Partial Wetting of Aqueous Solutions on High Aspect Ratio Nanopillars with Hydrophilic Surface Finish

Abstract

In semiconductor manufacturing, potential wetting issues with aqueous chemistries are becoming a concern as feature dimensions are continuously scaled down and novel materials with different wetting properties are introduced in new technology nodes. The wetting behavior of silicon nanopillars with different dimensions and surface modifications has been studied using static contact angle, decoration by etching, and attenuated total reflection infra-red spectroscopy (ATR-FTIR).

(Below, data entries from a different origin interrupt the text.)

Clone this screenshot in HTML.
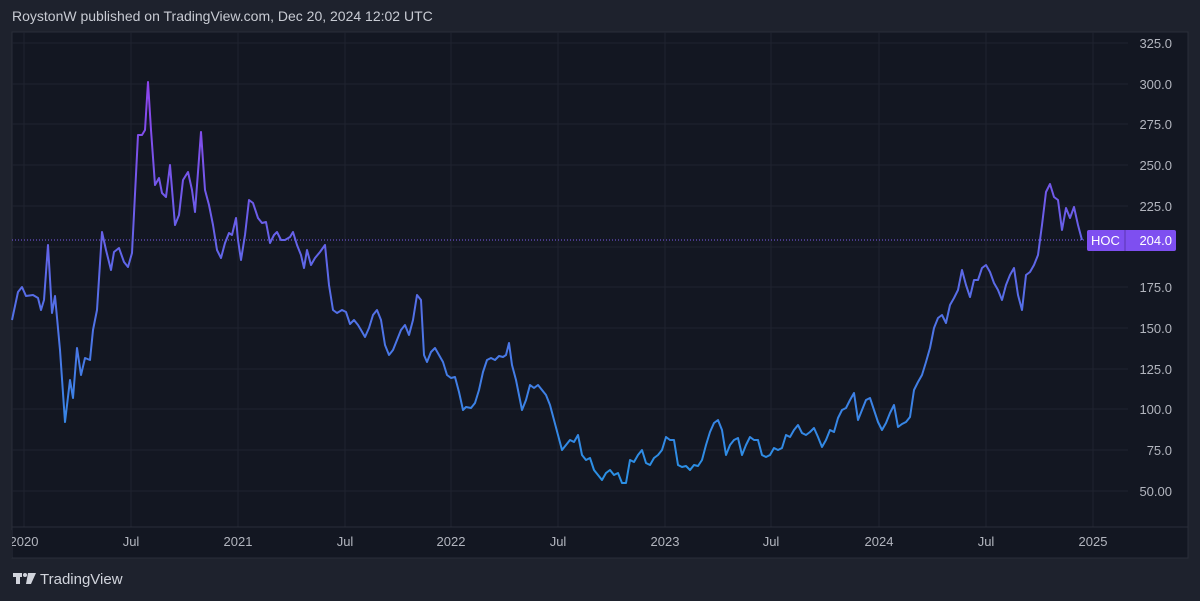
<!DOCTYPE html>
<html><head><meta charset="utf-8"><style>
body{margin:0;width:1200px;height:601px;background:#1e222d;overflow:hidden;font-family:"Liberation Sans",sans-serif;}
.hdr{position:absolute;left:12px;top:8px;color:#c8cbd3;font-size:14px;}
.ft{position:absolute;left:12px;top:570px;color:#d1d4dc;font-size:15px;}
</style></head><body>
<div class="hdr">RoystonW published on TradingView.com, Dec 20, 2024 12:02 UTC</div>
<svg style="position:absolute;left:0;top:0" width="1200" height="601">
<defs><linearGradient id="g" gradientUnits="userSpaceOnUse" x1="0" y1="90" x2="0" y2="470">
<stop offset="0" stop-color="#8c45ec"/><stop offset="0.5" stop-color="#5b6ae8"/><stop offset="1" stop-color="#2b8fe4"/></linearGradient></defs>
<rect x="12" y="32" width="1176" height="526" fill="#131722" stroke="#2a2e39"/>
<g stroke="#1f2330" stroke-width="1">
<line x1="24" y1="32" x2="24" y2="527"/><line x1="131" y1="32" x2="131" y2="527"/><line x1="238" y1="32" x2="238" y2="527"/><line x1="345" y1="32" x2="345" y2="527"/><line x1="451" y1="32" x2="451" y2="527"/><line x1="558" y1="32" x2="558" y2="527"/><line x1="665" y1="32" x2="665" y2="527"/><line x1="771" y1="32" x2="771" y2="527"/><line x1="879" y1="32" x2="879" y2="527"/><line x1="986" y1="32" x2="986" y2="527"/><line x1="1093" y1="32" x2="1093" y2="527"/>
<line x1="12" y1="43" x2="1128" y2="43"/><line x1="12" y1="84" x2="1128" y2="84"/><line x1="12" y1="124" x2="1128" y2="124"/><line x1="12" y1="165" x2="1128" y2="165"/><line x1="12" y1="206" x2="1128" y2="206"/><line x1="12" y1="247" x2="1128" y2="247"/><line x1="12" y1="287" x2="1128" y2="287"/><line x1="12" y1="328" x2="1128" y2="328"/><line x1="12" y1="369" x2="1128" y2="369"/><line x1="12" y1="409" x2="1128" y2="409"/><line x1="12" y1="450" x2="1128" y2="450"/><line x1="12" y1="491" x2="1128" y2="491"/>
</g>
<line x1="12" y1="527" x2="1188" y2="527" stroke="#2a2e39"/>
<line x1="12" y1="240" x2="1086" y2="240" stroke="#7e5bf0" stroke-dasharray="1,2"/>
<polyline fill="none" stroke="url(#g)" stroke-width="2" stroke-linejoin="round" points="12,320 18,292 22,287 26,296 33,295 38,298 41,310 44,300 48,245 52,313 55,296 60,350 65,422 70,380 73,398 77,348 81,375 85,358 90,360 93,330 97,310 102,232 106,250 111,270 114,252 119,248 124,262 128,267 132,253 138,135 142,135 145,130 148,82 151,130 155,185 159,178 162,193 166,197 170,165 175,225 179,215 183,180 188,172 192,190 195,212 201,132 205,190 209,205 213,225 217,250 221,258 225,243 229,233 232,235 236,218 238,240 241,260 245,235 249,200 253,203 258,218 262,223 266,222 270,243 274,235 277,232 281,240 285,240 290,237 293,232 297,245 301,255 304,268 307,250 311,265 315,258 320,252 325,245 329,285 333,310 337,313 342,310 346,312 350,324 354,320 358,325 361,330 365,337 369,328 373,315 377,310 381,320 385,345 389,355 393,350 397,340 401,330 405,325 409,335 413,320 417,295 421,300 424,355 427,362 431,352 435,348 439,355 443,362 447,375 451,378 455,377 459,392 463,410 466,407 471,408 475,403 479,390 483,372 487,360 491,358 495,360 499,356 503,357 506,355 509,343 512,365 516,380 519,395 522,410 526,400 530,385 534,388 538,385 542,390 546,395 550,405 554,420 558,435 562,450 566,445 570,440 574,442 578,435 582,455 586,460 590,458 594,470 598,475 602,480 606,473 610,470 614,475 618,473 622,483 626,483 630,460 634,462 638,455 642,450 646,463 650,465 654,458 658,455 662,450 666,437 670,440 674,440 678,465 682,467 686,466 690,470 694,465 698,466 702,460 706,445 710,432 714,423 718,420 722,430 726,455 730,445 734,440 738,438 742,455 746,445 750,437 754,440 758,440 762,455 766,457 770,455 774,448 778,450 782,448 786,435 790,437 794,430 798,425 802,433 806,435 810,432 814,428 818,437 822,447 826,440 830,430 834,432 838,418 842,410 846,408 850,400 854,393 858,420 862,410 866,400 870,398 874,410 878,422 882,430 886,423 890,413 894,405 898,427 902,424 906,422 910,417 914,390 918,382 922,375 926,362 930,348 934,328 938,318 942,315 946,323 950,305 954,298 958,290 962,270 966,285 970,297 974,280 978,280 982,268 986,265 990,272 994,283 998,290 1002,300 1006,285 1010,275 1014,268 1018,295 1022,310 1026,275 1030,272 1034,265 1038,255 1042,225 1046,192 1050,184 1054,197 1058,200 1062,230 1066,208 1070,218 1074,207 1078,225 1082,240"/>
<g fill="#b2b5be" font-size="13" text-anchor="end" font-family="Liberation Sans,sans-serif">
<text x="1172" y="48">325.0</text><text x="1172" y="89">300.0</text><text x="1172" y="129">275.0</text><text x="1172" y="170">250.0</text><text x="1172" y="211">225.0</text><text x="1172" y="292">175.0</text><text x="1172" y="333">150.0</text><text x="1172" y="374">125.0</text><text x="1172" y="414">100.0</text><text x="1172" y="455">75.0</text><text x="1172" y="496">50.00</text>
</g>
<rect x="1087" y="230" width="89" height="21" rx="2" fill="#7e4ff0"/>
<line x1="1125" y1="230" x2="1125" y2="251" stroke="#5a35b0"/>
<g fill="#fff" font-size="13" font-family="Liberation Sans,sans-serif"><text x="1091" y="245">HOC</text><text x="1172" y="245" text-anchor="end">204.0</text></g>
<g fill="#b2b5be" font-size="13" text-anchor="middle" font-family="Liberation Sans,sans-serif">
<text x="24" y="546">2020</text><text x="131" y="546">Jul</text><text x="238" y="546">2021</text><text x="345" y="546">Jul</text><text x="451" y="546">2022</text><text x="558" y="546">Jul</text><text x="665" y="546">2023</text><text x="771" y="546">Jul</text><text x="879" y="546">2024</text><text x="986" y="546">Jul</text><text x="1093" y="546">2025</text>
</g>
<rect x="0" y="530" width="12" height="28" fill="#1e222d"/>
<g fill="#d1d4dc"><rect x="13" y="573" width="9" height="4"/><rect x="16" y="573" width="4" height="11"/><circle cx="25" cy="575" r="2"/><polygon points="28,573 36,573 31,584 26,584"/></g>
</svg>
<div class="ft" style="left:40px;top:571px">TradingView</div>
</body></html>
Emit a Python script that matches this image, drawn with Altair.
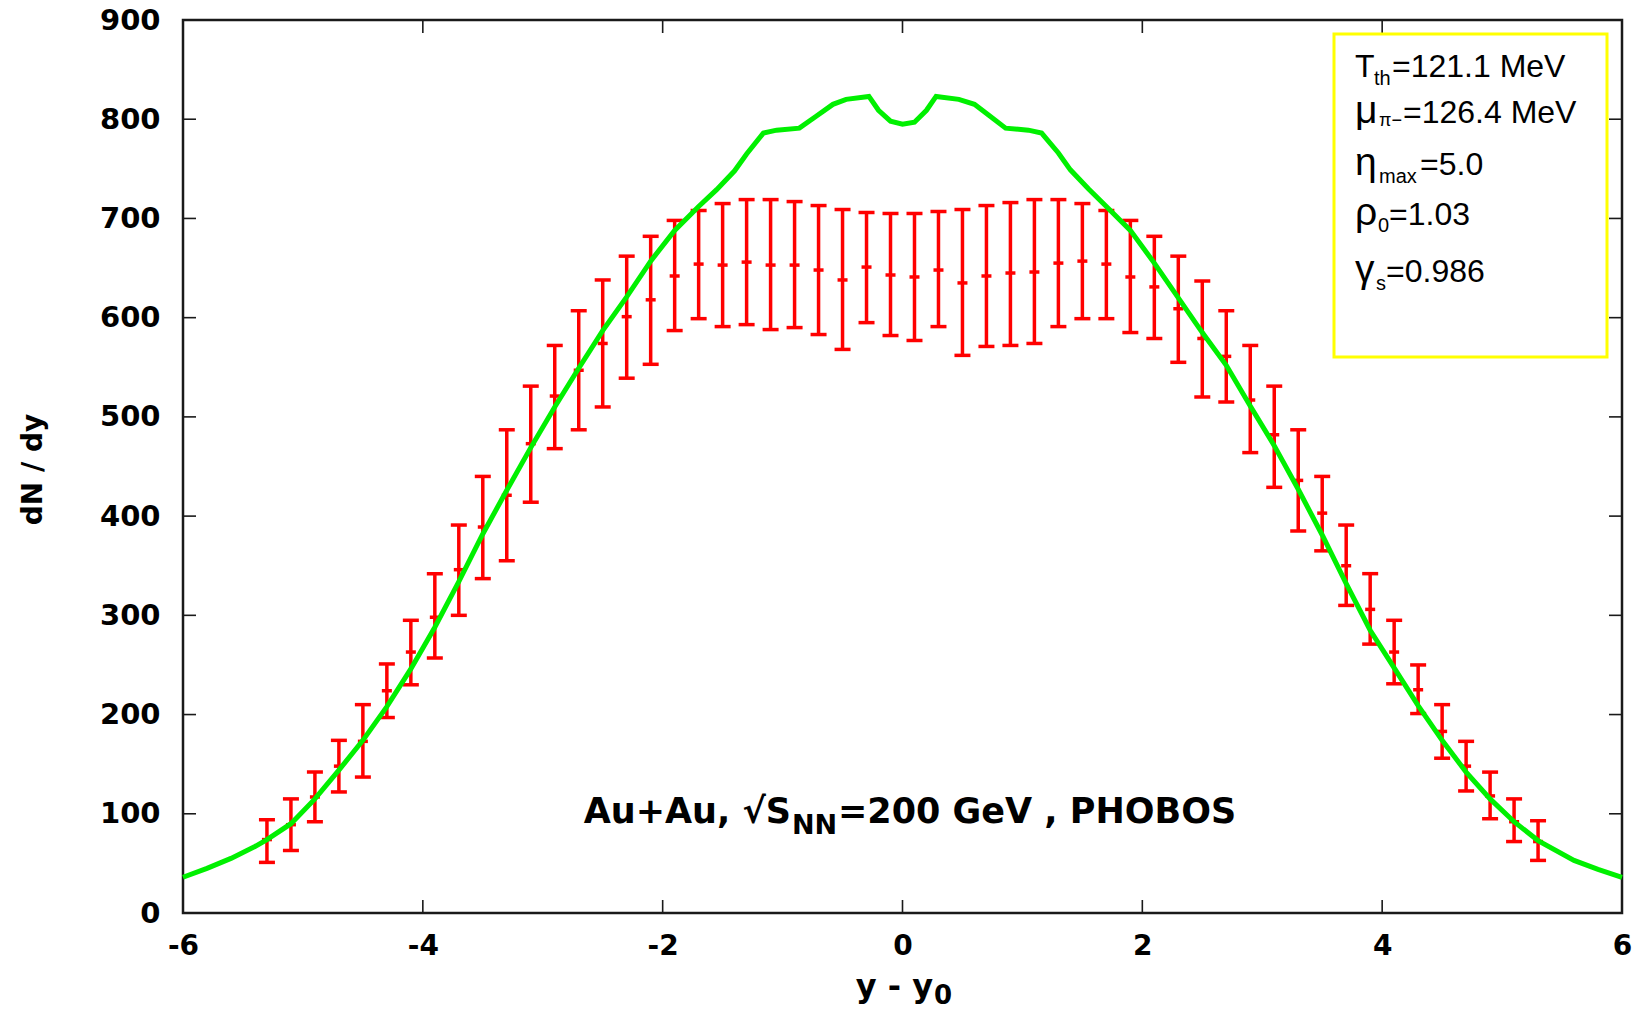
import altair as alt
import pandas as pd

# ---- data ----
x_data = [-5.3, -5.1, -4.9, -4.7, -4.5, -4.3, -4.1, -3.9, -3.7, -3.5, -3.3, -3.1, -2.9, -2.7,
          -2.5, -2.3, -2.1, -1.9, -1.7, -1.5, -1.3, -1.1, -0.9, -0.7, -0.5, -0.3, -0.1,
          0.1, 0.3, 0.5, 0.7, 0.9, 1.1, 1.3, 1.5, 1.7, 1.9, 2.1, 2.3, 2.5, 2.7, 2.9, 3.1,
          3.3, 3.5, 3.7, 3.9, 4.1, 4.3, 4.5, 4.7, 4.9, 5.1, 5.3]
y_data = [74, 89, 117, 148, 173, 224, 263, 298, 346, 389, 421, 473, 521, 547,
          574, 601, 618, 642, 654, 653, 656, 653, 653, 648, 638, 651, 643,
          641, 648, 635, 642, 645, 646, 655, 657, 654, 641, 631, 609, 579, 561, 517, 482,
          436, 403, 350, 306, 263, 225, 183, 148, 118, 92, 72]
y_low = [51, 63, 92, 122, 137, 197, 230, 257, 300, 337, 355, 414, 468, 487,
         510, 539, 553, 587, 599, 591, 593, 588, 590, 583, 568, 595, 582,
         577, 591, 562, 571, 572, 574, 591, 599, 599, 585, 579, 555, 520, 515, 464, 429,
         385, 365, 310, 271, 231, 201, 156, 123, 95, 72, 53]
y_high = [94, 115, 142, 174, 210, 251, 295, 342, 391, 440, 487, 531, 572, 607,
          638, 662, 682, 698, 708, 715, 719, 719, 717, 713, 709, 706, 705,
          705, 707, 709, 713, 716, 719, 719, 715, 708, 698, 682, 662, 637, 607, 572, 531,
          487, 440, 391, 342, 295, 250, 210, 173, 142, 115, 93]

curve_x = [-6.0, -5.8, -5.6, -5.4, -5.3, -5.1, -4.9, -4.7, -4.5, -4.3, -4.1, -3.9, -3.7,
           -3.5, -3.3, -3.1, -2.9, -2.7, -2.5, -2.3, -2.1, -1.9, -1.7, -1.55, -1.4, -1.3,
           -1.16, -1.05, -0.86, -0.72, -0.58, -0.47, -0.28, -0.2, -0.1, 0.0, 0.1, 0.2,
           0.28, 0.47, 0.6, 0.72, 0.86, 1.05, 1.16, 1.3, 1.4, 1.55, 1.7, 1.9, 2.1, 2.3,
           2.5, 2.7, 2.9, 3.1, 3.3, 3.5, 3.7, 3.9, 4.1, 4.3, 4.5, 4.7, 4.9, 5.1, 5.3,
           5.6, 5.8, 6.0]
curve_y = [36, 45, 55, 67, 74, 90, 115, 144, 174, 208, 246, 288, 334,
           382, 426, 469, 510, 549, 587, 621, 657, 688, 712, 729, 748, 765,
           786, 789, 791, 803, 815, 820, 823, 809, 798, 795, 797, 809,
           823, 820, 815, 804, 791, 789, 786, 766, 749, 730, 712, 688, 655, 620,
           585, 552, 511, 471, 427, 381, 332, 285, 247, 209, 174, 142, 115, 92, 73,
           53, 44, 36]

x_ticks = [-6, -4, -2, 0, 2, 4, 6]
y_ticks = [0, 100, 200, 300, 400, 500, 600, 700, 800, 900]

# ---- layout ----
W, H = 1439, 893
RED = "#ff0000"
GREEN = "#00f000"
FRAME = "#1a1a1a"
BOLD = "DejaVu Sans"
REG = "Liberation Sans"

xs = alt.Scale(domain=[-6, 6], nice=False, zero=False)
ys = alt.Scale(domain=[0, 900], nice=False, zero=False)

x_axis = alt.Axis(values=x_ticks, title=None, ticks=False, tickSize=0, domain=False,
                  grid=False, labelFont=BOLD, labelFontWeight="bold", labelFontSize=28,
                  labelPadding=19, labelColor="black", labelFlush=False,
                  labelExpr="'' + datum.value")
y_axis = alt.Axis(values=y_ticks, title="dN / dy", ticks=False, tickSize=0, domain=False,
                  grid=False, labelFont=BOLD, labelFontWeight="bold", labelFontSize=29,
                  labelPadding=23, labelColor="black", labelFlush=False,
                  titleFont=BOLD, titleFontWeight="bold", titleFontSize=28,
                  titleColor="black", titleX=-136, titleY=449)

X = alt.X("x:Q", scale=xs, axis=x_axis)
Y = alt.Y("y:Q", scale=ys, axis=y_axis)

pts = pd.DataFrame({"x": x_data, "y": y_data, "lo": y_low, "hi": y_high})
curve = pd.DataFrame({"x": curve_x, "y": curve_y})
one = pd.DataFrame({"a": [0]})

bars = alt.Chart(pts).mark_rule(color=RED, strokeWidth=3.5).encode(
    x=X, y=alt.Y("lo:Q", scale=ys, axis=y_axis), y2="hi:Q")
cap_lo = alt.Chart(pts).mark_tick(color=RED, orient="horizontal", size=16, thickness=3.5,
                                  opacity=1).encode(x=X, y=alt.Y("lo:Q", scale=ys, axis=y_axis))
cap_hi = alt.Chart(pts).mark_tick(color=RED, orient="horizontal", size=16, thickness=3.5,
                                  opacity=1).encode(x=X, y=alt.Y("hi:Q", scale=ys, axis=y_axis))
center = alt.Chart(pts).mark_tick(color=RED, orient="horizontal", size=10, thickness=3.5,
                                  opacity=1).encode(x=X, y=Y)

line = alt.Chart(curve).mark_line(color=GREEN, strokeWidth=5, interpolate="linear").encode(
    x=X, y=Y)

# inward tick marks on all four sides
ytk = pd.DataFrame({"y": y_ticks[1:-1]})
xtk = pd.DataFrame({"x": x_ticks[1:-1]})
tick_style = dict(color=FRAME, strokeWidth=1.6)
t_left = alt.Chart(ytk).mark_rule(**tick_style).encode(y=Y, x=alt.value(0), x2=alt.value(13))
t_right = alt.Chart(ytk).mark_rule(**tick_style).encode(y=Y, x=alt.value(W), x2=alt.value(W - 13))
t_bottom = alt.Chart(xtk).mark_rule(**tick_style).encode(x=X, y=alt.value(H), y2=alt.value(H - 13))
t_top = alt.Chart(xtk).mark_rule(**tick_style).encode(x=X, y=alt.value(0), y2=alt.value(13))


def txt(text, px, py, size, font=REG, weight="normal", align="left"):
    return alt.Chart(one).mark_text(text=text, font=font, fontSize=size, fontWeight=weight,
                                    align=align, baseline="alphabetic", color="black").encode(
        x=alt.value(px), y=alt.value(py))


# parameter box
box = alt.Chart(one).mark_rect(fill="white", stroke="#ffff00", strokeWidth=3).encode(
    x=alt.value(1151), x2=alt.value(1424), y=alt.value(14), y2=alt.value(337))

labels = [
    txt("T", 1172, 57, 32), txt("th", 1191, 65, 20), txt("=121.1 MeV", 1209, 57, 32),
    txt("μ", 1172, 103, 39), txt("π−", 1196, 106, 18), txt("=126.4 MeV", 1220, 103, 32),
    txt("η", 1172, 155, 39), txt("max", 1196, 163, 20), txt("=5.0", 1237, 155, 32),
    txt("ρ", 1172, 205, 39), txt("0", 1195, 212, 20), txt("=1.03", 1206, 205, 32),
    txt("γ", 1172, 262, 39), txt("s", 1193, 270, 20), txt("=0.986", 1203, 262, 32),
]

anno = [
    txt("Au+Au, √S", 608, 803, 35, font=BOLD, weight="bold", align="right"),
    txt("NN", 609, 814, 27, font=BOLD, weight="bold"),
    txt("=200 GeV , PHOBOS", 655, 803, 35, font=BOLD, weight="bold"),
    txt("y - y", 750, 977, 32, font=BOLD, weight="bold", align="right"),
    txt("0", 751, 984, 26, font=BOLD, weight="bold"),
]

chart = alt.layer(
    bars, cap_lo, cap_hi, center, line,
    t_left, t_right, t_bottom, t_top,
    box, *labels, *anno,
).properties(
    width=W, height=H,
    autosize=alt.AutoSizeParams(type="none"),
    padding={"left": 175, "top": 12, "right": 14, "bottom": 99},
    background="white",
).configure_view(stroke=FRAME, strokeWidth=2.5)

chart.save("out.html", embed_options={"renderer": "svg", "actions": False})
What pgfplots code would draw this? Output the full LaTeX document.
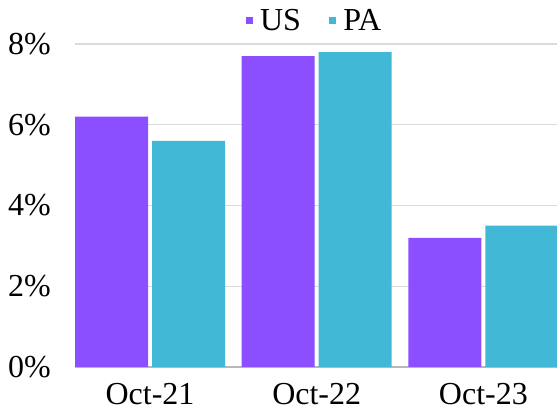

The contact angle measurements showed a consistent deviation from the classic wetting models for patterned substrates with an hydrophilic surface termination. Under these conditions the decoration and ATR-FTIR studies gave evidence for partial wetting, with residual gas lasting for more than 30 min. It is proposed that this was resulting from the formation of long-lasting surface nanobubbles localized in-between or at the bottom of nanopillars. On the other hand the residual gas volume estimated by ATR-FTIR seemed too small to explain the contact angle deviations. It is proposed that the apparent extension of the superhydrophobic regime to lower contact angles resulted from modifications of the wettability of the surface of nanopillars caused by the manufacturing process. Both the formation of nanobubbles and the extension of the superhydrophobic regime may present challenges for aqueous cleaning in semiconductor manufacturing.